• _WHAT THE TASK REQUIRES_:
Which lines below hold the word "document"? Report each one.

>> Start

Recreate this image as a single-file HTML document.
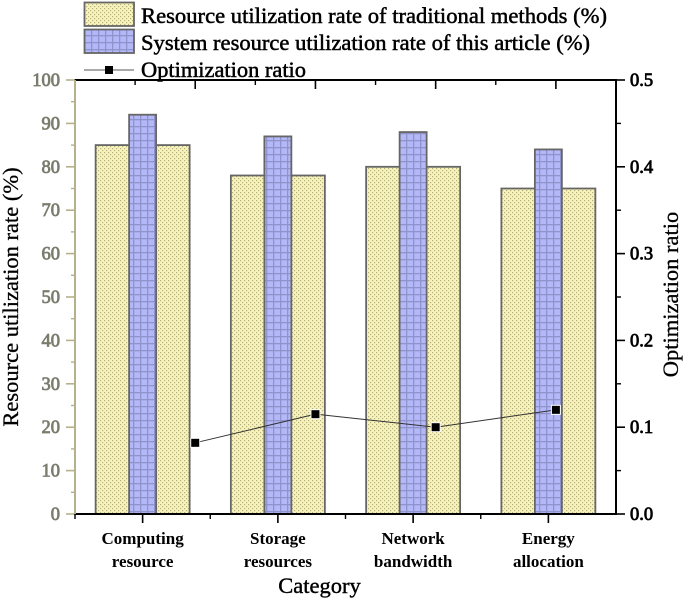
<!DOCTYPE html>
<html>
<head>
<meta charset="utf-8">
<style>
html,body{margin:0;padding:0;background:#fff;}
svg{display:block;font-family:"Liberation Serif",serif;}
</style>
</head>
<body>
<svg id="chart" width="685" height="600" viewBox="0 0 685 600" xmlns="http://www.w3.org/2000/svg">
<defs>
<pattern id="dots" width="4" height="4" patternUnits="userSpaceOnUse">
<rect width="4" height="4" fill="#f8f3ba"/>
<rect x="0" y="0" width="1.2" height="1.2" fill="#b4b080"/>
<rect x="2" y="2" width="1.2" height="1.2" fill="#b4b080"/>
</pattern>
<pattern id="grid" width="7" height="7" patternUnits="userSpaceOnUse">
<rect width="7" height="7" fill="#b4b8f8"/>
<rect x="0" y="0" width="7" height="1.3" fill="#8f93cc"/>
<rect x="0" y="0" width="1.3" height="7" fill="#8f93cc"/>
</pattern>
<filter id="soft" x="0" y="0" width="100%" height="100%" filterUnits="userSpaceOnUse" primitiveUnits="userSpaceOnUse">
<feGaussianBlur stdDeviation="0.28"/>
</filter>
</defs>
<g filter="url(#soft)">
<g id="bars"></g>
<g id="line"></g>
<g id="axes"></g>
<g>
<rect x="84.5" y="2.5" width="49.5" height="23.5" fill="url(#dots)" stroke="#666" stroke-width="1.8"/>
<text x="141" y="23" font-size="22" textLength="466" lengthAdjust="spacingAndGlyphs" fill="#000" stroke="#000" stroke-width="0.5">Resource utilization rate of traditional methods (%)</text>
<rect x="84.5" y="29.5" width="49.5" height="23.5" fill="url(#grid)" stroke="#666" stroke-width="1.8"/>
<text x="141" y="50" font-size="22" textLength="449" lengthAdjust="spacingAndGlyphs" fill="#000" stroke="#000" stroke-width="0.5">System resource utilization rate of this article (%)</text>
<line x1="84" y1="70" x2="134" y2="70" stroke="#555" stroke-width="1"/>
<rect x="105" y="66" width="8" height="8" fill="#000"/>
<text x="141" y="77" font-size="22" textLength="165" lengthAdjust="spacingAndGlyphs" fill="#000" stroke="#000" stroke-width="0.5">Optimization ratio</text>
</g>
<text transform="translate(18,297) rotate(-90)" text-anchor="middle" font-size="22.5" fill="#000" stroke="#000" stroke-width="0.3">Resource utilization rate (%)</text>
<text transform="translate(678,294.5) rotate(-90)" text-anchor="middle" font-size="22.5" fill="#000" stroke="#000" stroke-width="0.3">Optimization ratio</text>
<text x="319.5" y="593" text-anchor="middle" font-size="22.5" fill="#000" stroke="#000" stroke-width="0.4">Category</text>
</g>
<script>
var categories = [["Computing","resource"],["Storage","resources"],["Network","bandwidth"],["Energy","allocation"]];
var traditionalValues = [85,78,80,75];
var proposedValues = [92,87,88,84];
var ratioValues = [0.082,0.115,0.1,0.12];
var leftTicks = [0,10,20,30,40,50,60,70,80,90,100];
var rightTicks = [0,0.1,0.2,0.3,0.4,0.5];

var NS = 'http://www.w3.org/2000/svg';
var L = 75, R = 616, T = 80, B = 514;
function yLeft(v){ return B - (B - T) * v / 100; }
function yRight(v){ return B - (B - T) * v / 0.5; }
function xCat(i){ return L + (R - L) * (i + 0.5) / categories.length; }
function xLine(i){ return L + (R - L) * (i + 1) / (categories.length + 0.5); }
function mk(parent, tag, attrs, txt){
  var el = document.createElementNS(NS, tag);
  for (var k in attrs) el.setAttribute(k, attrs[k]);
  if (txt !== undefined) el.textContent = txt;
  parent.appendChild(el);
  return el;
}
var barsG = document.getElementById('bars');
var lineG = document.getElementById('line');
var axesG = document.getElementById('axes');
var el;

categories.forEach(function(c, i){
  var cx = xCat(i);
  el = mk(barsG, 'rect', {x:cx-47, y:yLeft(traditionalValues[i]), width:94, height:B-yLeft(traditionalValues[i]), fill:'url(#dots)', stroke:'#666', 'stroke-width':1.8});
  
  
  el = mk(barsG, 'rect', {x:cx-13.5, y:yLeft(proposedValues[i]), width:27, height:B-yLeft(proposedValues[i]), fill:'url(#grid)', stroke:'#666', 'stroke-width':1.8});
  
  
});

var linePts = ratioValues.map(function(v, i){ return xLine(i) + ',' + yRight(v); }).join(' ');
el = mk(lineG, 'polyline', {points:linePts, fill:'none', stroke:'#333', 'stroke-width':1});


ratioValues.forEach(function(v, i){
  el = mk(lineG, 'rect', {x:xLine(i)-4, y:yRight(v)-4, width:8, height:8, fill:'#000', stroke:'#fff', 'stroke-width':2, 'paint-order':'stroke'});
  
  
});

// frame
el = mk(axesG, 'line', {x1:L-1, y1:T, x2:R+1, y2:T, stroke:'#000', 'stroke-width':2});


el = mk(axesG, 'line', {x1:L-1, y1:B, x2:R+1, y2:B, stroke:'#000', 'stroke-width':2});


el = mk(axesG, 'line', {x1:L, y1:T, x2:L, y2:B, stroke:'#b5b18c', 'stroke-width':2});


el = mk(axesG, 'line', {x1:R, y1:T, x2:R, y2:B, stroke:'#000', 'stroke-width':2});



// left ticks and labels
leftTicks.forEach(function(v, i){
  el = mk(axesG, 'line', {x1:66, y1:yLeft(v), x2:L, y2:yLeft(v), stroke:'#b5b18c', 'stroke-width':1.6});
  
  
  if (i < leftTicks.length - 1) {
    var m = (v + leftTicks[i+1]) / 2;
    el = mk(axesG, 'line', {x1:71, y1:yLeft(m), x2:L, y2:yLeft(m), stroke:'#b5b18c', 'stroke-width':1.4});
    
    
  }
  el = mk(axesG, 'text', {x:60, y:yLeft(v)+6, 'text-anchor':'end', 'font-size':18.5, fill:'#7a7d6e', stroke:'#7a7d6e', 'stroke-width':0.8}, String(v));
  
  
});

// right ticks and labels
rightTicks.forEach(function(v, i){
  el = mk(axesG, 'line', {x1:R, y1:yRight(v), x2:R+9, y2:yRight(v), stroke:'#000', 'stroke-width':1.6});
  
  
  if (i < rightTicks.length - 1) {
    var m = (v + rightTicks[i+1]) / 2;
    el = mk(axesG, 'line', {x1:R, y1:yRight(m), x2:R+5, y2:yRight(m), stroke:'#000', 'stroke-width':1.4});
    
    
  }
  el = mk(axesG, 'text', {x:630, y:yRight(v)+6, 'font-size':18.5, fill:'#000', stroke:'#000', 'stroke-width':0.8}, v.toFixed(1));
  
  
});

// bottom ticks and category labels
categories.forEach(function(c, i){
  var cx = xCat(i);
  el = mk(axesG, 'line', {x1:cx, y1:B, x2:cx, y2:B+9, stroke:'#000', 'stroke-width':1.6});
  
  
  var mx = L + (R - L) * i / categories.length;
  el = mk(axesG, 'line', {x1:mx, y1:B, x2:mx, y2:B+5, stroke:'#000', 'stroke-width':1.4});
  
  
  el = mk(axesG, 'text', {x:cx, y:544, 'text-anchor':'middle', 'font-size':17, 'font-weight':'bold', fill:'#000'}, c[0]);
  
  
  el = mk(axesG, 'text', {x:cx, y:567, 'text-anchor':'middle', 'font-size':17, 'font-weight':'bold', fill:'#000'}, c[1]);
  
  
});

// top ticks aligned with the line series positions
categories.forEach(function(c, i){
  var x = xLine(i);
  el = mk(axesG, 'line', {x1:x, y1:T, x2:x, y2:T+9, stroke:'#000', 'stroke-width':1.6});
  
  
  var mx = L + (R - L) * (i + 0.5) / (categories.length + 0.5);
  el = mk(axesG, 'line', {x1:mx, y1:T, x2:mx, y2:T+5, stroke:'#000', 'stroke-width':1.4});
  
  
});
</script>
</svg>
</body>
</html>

>> End

• _EXERCISE RESULT_:
Recreate this image as a single-file HTML document.
  var el = document.createElementNS(NS, tag);
var barsG = document.getElementById('bars');
var lineG = document.getElementById('line');
var axesG = document.getElementById('axes');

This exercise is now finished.